DATA »
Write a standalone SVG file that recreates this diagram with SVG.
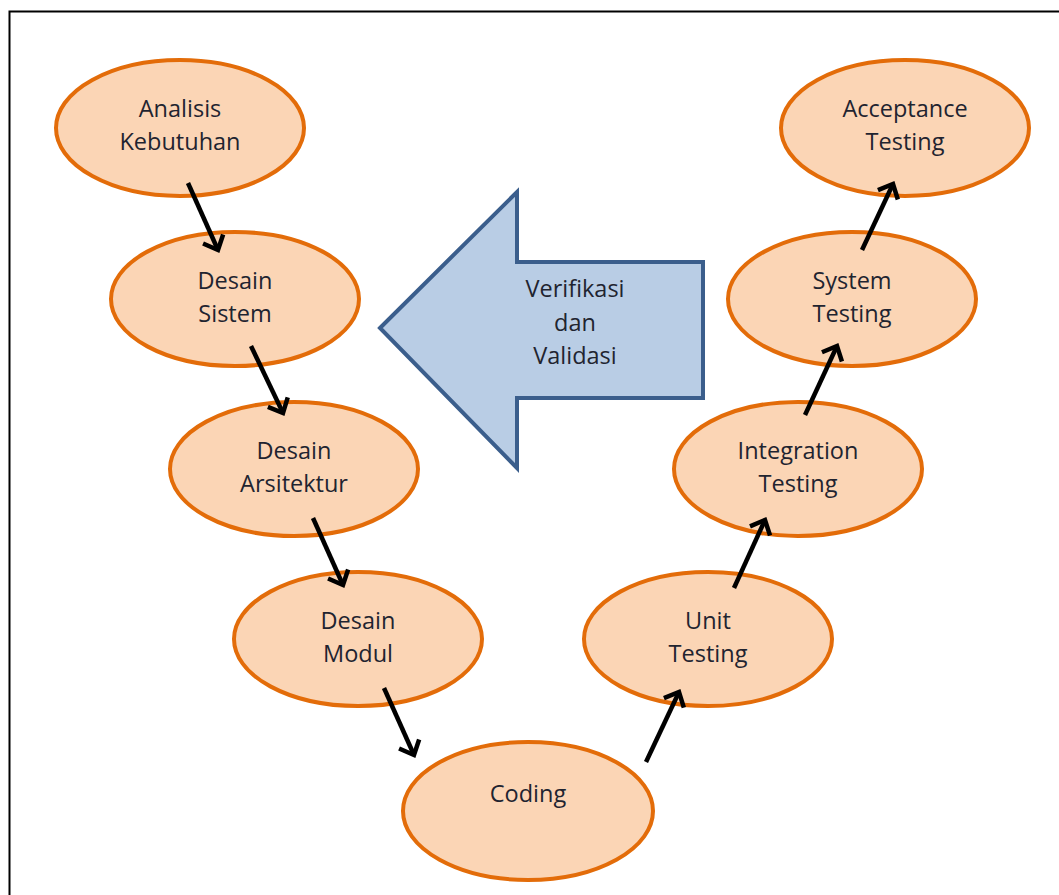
<svg xmlns="http://www.w3.org/2000/svg" width="1059" height="895" viewBox="0 0 1059 895">
<defs>
<style>
.node ellipse{fill:#FBD5B5;stroke:#E36C09;stroke-width:4}
text{font-family:"Open Sans","Liberation Sans",Arial,sans-serif;font-size:23.5px;fill:#1f2430;text-anchor:middle}
.conn line{stroke:#000;stroke-width:4.5;marker-end:url(#ah)}
</style>
<marker id="ah" markerUnits="userSpaceOnUse" viewBox="-16 -14 20 28" markerWidth="20" markerHeight="28" refX="0" refY="0" orient="auto">
<path d="M-12,-11 L0,0 L-12,11" fill="none" stroke="#000" stroke-width="4.5" stroke-linejoin="miter"/>
</marker>
</defs>
<rect x="0" y="0" width="1059" height="895" fill="#fff"/>
<path d="M9.5,895 V11.5 H1059" fill="none" stroke="#000" stroke-width="2"/>
<g id="verifikasi">
<path d="M380,328 L517,192 L517,262 L703,262 L703,398 L517,398 L517,468 Z" fill="#B9CDE5" stroke="#3B5E8C" stroke-width="4" stroke-linejoin="miter"/>
<text x="575" y="297">Verifikasi</text>
<text x="575" y="331">dan</text>
<text x="575" y="364">Validasi</text>
</g>
<g class="node" id="analisis"><ellipse cx="180" cy="128" rx="124" ry="68"/><text x="180" y="117">Analisis</text><text x="180" y="150">Kebutuhan</text></g>
<g class="node" id="desain-sistem"><ellipse cx="235" cy="299" rx="124" ry="67"/><text x="235" y="289">Desain</text><text x="235" y="322">Sistem</text></g>
<g class="node" id="desain-arsitektur"><ellipse cx="294" cy="469" rx="124" ry="67"/><text x="294" y="459">Desain</text><text x="294" y="492">Arsitektur</text></g>
<g class="node" id="desain-modul"><ellipse cx="358" cy="639" rx="124" ry="67"/><text x="358" y="629">Desain</text><text x="358" y="662">Modul</text></g>
<g class="node" id="coding"><ellipse cx="528" cy="811" rx="125" ry="69"/><text x="528" y="802">Coding</text></g>
<g class="node" id="unit-testing"><ellipse cx="708" cy="639" rx="124" ry="67"/><text x="708" y="629">Unit</text><text x="708" y="662">Testing</text></g>
<g class="node" id="integration-testing"><ellipse cx="798" cy="469" rx="124" ry="67"/><text x="798" y="459">Integration</text><text x="798" y="492">Testing</text></g>
<g class="node" id="system-testing"><ellipse cx="852" cy="299" rx="124" ry="67"/><text x="852" y="289">System</text><text x="852" y="322">Testing</text></g>
<g class="node" id="acceptance-testing"><ellipse cx="905" cy="128" rx="124" ry="68"/><text x="905" y="117">Acceptance</text><text x="905" y="150">Testing</text></g>
<g class="conn" id="connectors">
<line x1="188" y1="183" x2="218" y2="250"/>
<line x1="251" y1="346" x2="283" y2="413"/>
<line x1="313" y1="518" x2="343" y2="585"/>
<line x1="384" y1="688" x2="414" y2="755"/>
<line x1="646" y1="762" x2="679" y2="692"/>
<line x1="734" y1="588" x2="765" y2="520"/>
<line x1="805" y1="415" x2="837" y2="346"/>
<line x1="862" y1="250" x2="893" y2="184"/>
</g>
</svg>
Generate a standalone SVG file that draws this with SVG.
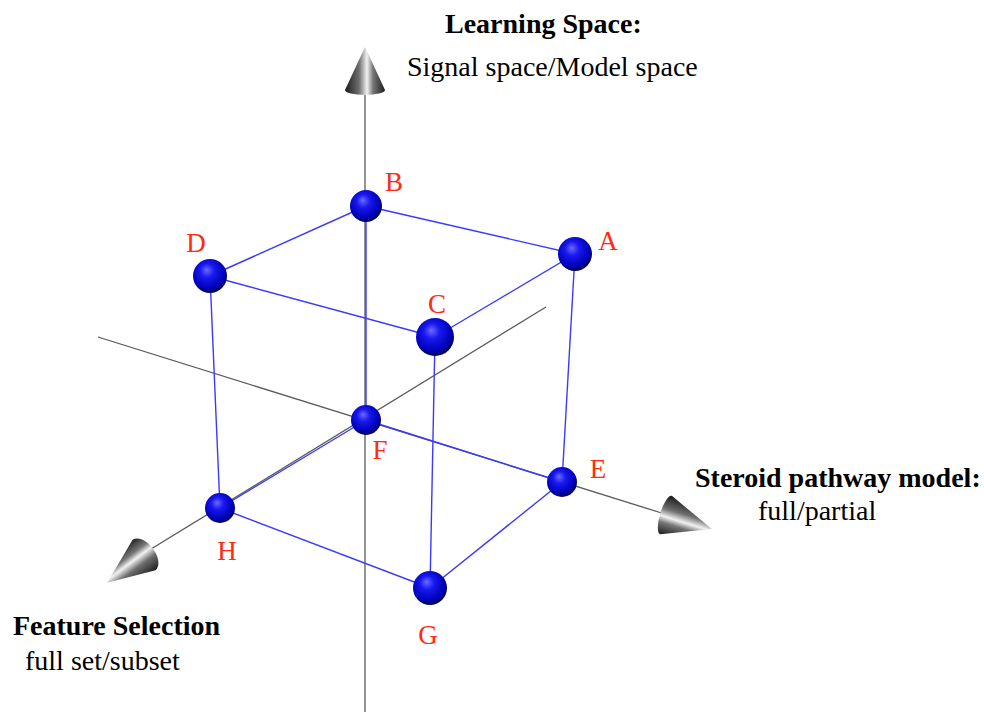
<svg xmlns="http://www.w3.org/2000/svg" width="984" height="713" viewBox="0 0 984 713">
<style>
.axis{stroke:#5a5a5a;stroke-width:1.3;fill:none}
.edge{stroke:#3a3aff;stroke-width:1.4;fill:none}
.lbl{font-family:"Liberation Serif","Times New Roman",serif;font-size:27px;fill:#ff2a10;text-anchor:middle}
.title{font-family:"Liberation Serif","Times New Roman",serif;font-size:28px;font-weight:bold;fill:#000}
.sub{font-family:"Liberation Serif","Times New Roman",serif;font-size:28px;fill:#000}
.ball{fill:url(#ballGrad)}
.cone{fill:url(#coneGrad)}
</style>
<defs>
<radialGradient id="ballGrad" cx="0.45" cy="0.4" r="0.6" fx="0.4" fy="0.32">
<stop offset="0" stop-color="#6a6aff"/>
<stop offset="0.35" stop-color="#1818f0"/>
<stop offset="0.8" stop-color="#0000b8"/>
<stop offset="1" stop-color="#000050"/>
</radialGradient>
<linearGradient id="coneGrad" gradientUnits="userSpaceOnUse" x1="0" y1="-20" x2="0" y2="20">
<stop offset="0" stop-color="#1a1a1a"/>
<stop offset="0.35" stop-color="#6e6e6e"/>
<stop offset="0.55" stop-color="#f2f2f2"/>
<stop offset="0.7" stop-color="#777"/>
<stop offset="1" stop-color="#1e1e1e"/>
</linearGradient>
</defs>

<g id="connectors">
<line class="axis" x1="365" y1="90" x2="365" y2="712"/>
<line class="axis" x1="98" y1="337" x2="668" y2="515"/>
<line class="axis" x1="546" y1="307" x2="138" y2="557"/>
<line class="edge" x1="366" y1="206" x2="575" y2="254"/>
<line class="edge" x1="366" y1="206" x2="210" y2="276"/>
<line class="edge" x1="210" y1="276" x2="435" y2="337"/>
<line class="edge" x1="435" y1="337" x2="575" y2="254"/>
<line class="edge" x1="366" y1="206" x2="366" y2="420"/>
<line class="edge" x1="210" y1="276" x2="220" y2="508"/>
<line class="edge" x1="575" y1="254" x2="562" y2="482"/>
<line class="edge" x1="435" y1="337" x2="430" y2="588"/>
<line class="edge" x1="366" y1="420" x2="562" y2="482"/>
<line class="edge" x1="366" y1="420" x2="220" y2="508"/>
<line class="edge" x1="220" y1="508" x2="430" y2="588"/>
<line class="edge" x1="430" y1="588" x2="562" y2="482"/>
</g>

<g id="cone-learning" transform="translate(365,90) rotate(-90)">
<path class="cone" d="M43,0 L0,-20 A5,20 0 0 0 0,20 Z"/>
</g>
<g id="cone-steroid" transform="translate(666,515) rotate(17)">
<path class="cone" d="M48,0 L0,-20 A6,20 0 0 0 0,20 Z"/>
</g>
<g id="cone-feature" transform="translate(144,555) rotate(143)">
<path class="cone" d="M46,0 L0,-19 A11,19 0 0 0 0,19 Z"/>
</g>

<g id="node-B"><circle class="ball" cx="366" cy="206" r="16"/><text class="lbl" x="394" y="191">B</text></g>
<g id="node-A"><circle class="ball" cx="575" cy="254" r="17"/><text class="lbl" x="608" y="250">A</text></g>
<g id="node-D"><circle class="ball" cx="210" cy="276" r="17"/><text class="lbl" x="196" y="252">D</text></g>
<g id="node-C"><circle class="ball" cx="435" cy="337" r="19"/><text class="lbl" x="437" y="313">C</text></g>
<g id="node-F"><circle class="ball" cx="366" cy="420" r="15"/><text class="lbl" x="380" y="459">F</text></g>
<g id="node-E"><circle class="ball" cx="562" cy="482" r="15"/><text class="lbl" x="598" y="478">E</text></g>
<g id="node-H"><circle class="ball" cx="220" cy="508" r="15"/><text class="lbl" x="227" y="560">H</text></g>
<g id="node-G"><circle class="ball" cx="430" cy="588" r="17"/><text class="lbl" x="428" y="644">G</text></g>

<g id="title-learning">
<text class="title" x="445" y="33">Learning Space:</text>
<text class="sub" x="407" y="76">Signal space/Model space</text>
</g>
<g id="title-steroid">
<text class="title" x="695" y="487">Steroid pathway model:</text>
<text class="sub" x="758" y="520">full/partial</text>
</g>
<g id="title-feature">
<text class="title" x="13" y="635">Feature Selection</text>
<text class="sub" x="25" y="670">full set/subset</text>
</g>
</svg>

EXERCISE REQUIREMENTS »
Reproduce the whole listing word for word, setting aside any pictures.

FULL ANSWER »
Write a standalone SVG file that recreates this diagram with SVG.
<svg xmlns="http://www.w3.org/2000/svg" width="1059" height="895" viewBox="0 0 1059 895">
<defs>
<style>
.node ellipse{fill:#FBD5B5;stroke:#E36C09;stroke-width:4}
text{font-family:"Open Sans","Liberation Sans",Arial,sans-serif;font-size:23.5px;fill:#1f2430;text-anchor:middle}
.conn line{stroke:#000;stroke-width:4.5;marker-end:url(#ah)}
</style>
<marker id="ah" markerUnits="userSpaceOnUse" viewBox="-16 -14 20 28" markerWidth="20" markerHeight="28" refX="0" refY="0" orient="auto">
<path d="M-12,-11 L0,0 L-12,11" fill="none" stroke="#000" stroke-width="4.5" stroke-linejoin="miter"/>
</marker>
</defs>
<rect x="0" y="0" width="1059" height="895" fill="#fff"/>
<path d="M9.5,895 V11.5 H1059" fill="none" stroke="#000" stroke-width="2"/>
<g id="verifikasi">
<path d="M380,328 L517,192 L517,262 L703,262 L703,398 L517,398 L517,468 Z" fill="#B9CDE5" stroke="#3B5E8C" stroke-width="4" stroke-linejoin="miter"/>
<text x="575" y="297">Verifikasi</text>
<text x="575" y="331">dan</text>
<text x="575" y="364">Validasi</text>
</g>
<g class="node" id="analisis"><ellipse cx="180" cy="128" rx="124" ry="68"/><text x="180" y="117">Analisis</text><text x="180" y="150">Kebutuhan</text></g>
<g class="node" id="desain-sistem"><ellipse cx="235" cy="299" rx="124" ry="67"/><text x="235" y="289">Desain</text><text x="235" y="322">Sistem</text></g>
<g class="node" id="desain-arsitektur"><ellipse cx="294" cy="469" rx="124" ry="67"/><text x="294" y="459">Desain</text><text x="294" y="492">Arsitektur</text></g>
<g class="node" id="desain-modul"><ellipse cx="358" cy="639" rx="124" ry="67"/><text x="358" y="629">Desain</text><text x="358" y="662">Modul</text></g>
<g class="node" id="coding"><ellipse cx="528" cy="811" rx="125" ry="69"/><text x="528" y="802">Coding</text></g>
<g class="node" id="unit-testing"><ellipse cx="708" cy="639" rx="124" ry="67"/><text x="708" y="629">Unit</text><text x="708" y="662">Testing</text></g>
<g class="node" id="integration-testing"><ellipse cx="798" cy="469" rx="124" ry="67"/><text x="798" y="459">Integration</text><text x="798" y="492">Testing</text></g>
<g class="node" id="system-testing"><ellipse cx="852" cy="299" rx="124" ry="67"/><text x="852" y="289">System</text><text x="852" y="322">Testing</text></g>
<g class="node" id="acceptance-testing"><ellipse cx="905" cy="128" rx="124" ry="68"/><text x="905" y="117">Acceptance</text><text x="905" y="150">Testing</text></g>
<g class="conn" id="connectors">
<line x1="188" y1="183" x2="218" y2="250"/>
<line x1="251" y1="346" x2="283" y2="413"/>
<line x1="313" y1="518" x2="343" y2="585"/>
<line x1="384" y1="688" x2="414" y2="755"/>
<line x1="646" y1="762" x2="679" y2="692"/>
<line x1="734" y1="588" x2="765" y2="520"/>
<line x1="805" y1="415" x2="837" y2="346"/>
<line x1="862" y1="250" x2="893" y2="184"/>
</g>
</svg>
Generate a standalone SVG file that draws this with SVG.
<svg xmlns="http://www.w3.org/2000/svg" width="984" height="713" viewBox="0 0 984 713">
<style>
.axis{stroke:#5a5a5a;stroke-width:1.3;fill:none}
.edge{stroke:#3a3aff;stroke-width:1.4;fill:none}
.lbl{font-family:"Liberation Serif","Times New Roman",serif;font-size:27px;fill:#ff2a10;text-anchor:middle}
.title{font-family:"Liberation Serif","Times New Roman",serif;font-size:28px;font-weight:bold;fill:#000}
.sub{font-family:"Liberation Serif","Times New Roman",serif;font-size:28px;fill:#000}
.ball{fill:url(#ballGrad)}
.cone{fill:url(#coneGrad)}
</style>
<defs>
<radialGradient id="ballGrad" cx="0.45" cy="0.4" r="0.6" fx="0.4" fy="0.32">
<stop offset="0" stop-color="#6a6aff"/>
<stop offset="0.35" stop-color="#1818f0"/>
<stop offset="0.8" stop-color="#0000b8"/>
<stop offset="1" stop-color="#000050"/>
</radialGradient>
<linearGradient id="coneGrad" gradientUnits="userSpaceOnUse" x1="0" y1="-20" x2="0" y2="20">
<stop offset="0" stop-color="#1a1a1a"/>
<stop offset="0.35" stop-color="#6e6e6e"/>
<stop offset="0.55" stop-color="#f2f2f2"/>
<stop offset="0.7" stop-color="#777"/>
<stop offset="1" stop-color="#1e1e1e"/>
</linearGradient>
</defs>

<g id="connectors">
<line class="axis" x1="365" y1="90" x2="365" y2="712"/>
<line class="axis" x1="98" y1="337" x2="668" y2="515"/>
<line class="axis" x1="546" y1="307" x2="138" y2="557"/>
<line class="edge" x1="366" y1="206" x2="575" y2="254"/>
<line class="edge" x1="366" y1="206" x2="210" y2="276"/>
<line class="edge" x1="210" y1="276" x2="435" y2="337"/>
<line class="edge" x1="435" y1="337" x2="575" y2="254"/>
<line class="edge" x1="366" y1="206" x2="366" y2="420"/>
<line class="edge" x1="210" y1="276" x2="220" y2="508"/>
<line class="edge" x1="575" y1="254" x2="562" y2="482"/>
<line class="edge" x1="435" y1="337" x2="430" y2="588"/>
<line class="edge" x1="366" y1="420" x2="562" y2="482"/>
<line class="edge" x1="366" y1="420" x2="220" y2="508"/>
<line class="edge" x1="220" y1="508" x2="430" y2="588"/>
<line class="edge" x1="430" y1="588" x2="562" y2="482"/>
</g>

<g id="cone-learning" transform="translate(365,90) rotate(-90)">
<path class="cone" d="M43,0 L0,-20 A5,20 0 0 0 0,20 Z"/>
</g>
<g id="cone-steroid" transform="translate(666,515) rotate(17)">
<path class="cone" d="M48,0 L0,-20 A6,20 0 0 0 0,20 Z"/>
</g>
<g id="cone-feature" transform="translate(144,555) rotate(143)">
<path class="cone" d="M46,0 L0,-19 A11,19 0 0 0 0,19 Z"/>
</g>

<g id="node-B"><circle class="ball" cx="366" cy="206" r="16"/><text class="lbl" x="394" y="191">B</text></g>
<g id="node-A"><circle class="ball" cx="575" cy="254" r="17"/><text class="lbl" x="608" y="250">A</text></g>
<g id="node-D"><circle class="ball" cx="210" cy="276" r="17"/><text class="lbl" x="196" y="252">D</text></g>
<g id="node-C"><circle class="ball" cx="435" cy="337" r="19"/><text class="lbl" x="437" y="313">C</text></g>
<g id="node-F"><circle class="ball" cx="366" cy="420" r="15"/><text class="lbl" x="380" y="459">F</text></g>
<g id="node-E"><circle class="ball" cx="562" cy="482" r="15"/><text class="lbl" x="598" y="478">E</text></g>
<g id="node-H"><circle class="ball" cx="220" cy="508" r="15"/><text class="lbl" x="227" y="560">H</text></g>
<g id="node-G"><circle class="ball" cx="430" cy="588" r="17"/><text class="lbl" x="428" y="644">G</text></g>

<g id="title-learning">
<text class="title" x="445" y="33">Learning Space:</text>
<text class="sub" x="407" y="76">Signal space/Model space</text>
</g>
<g id="title-steroid">
<text class="title" x="695" y="487">Steroid pathway model:</text>
<text class="sub" x="758" y="520">full/partial</text>
</g>
<g id="title-feature">
<text class="title" x="13" y="635">Feature Selection</text>
<text class="sub" x="25" y="670">full set/subset</text>
</g>
</svg>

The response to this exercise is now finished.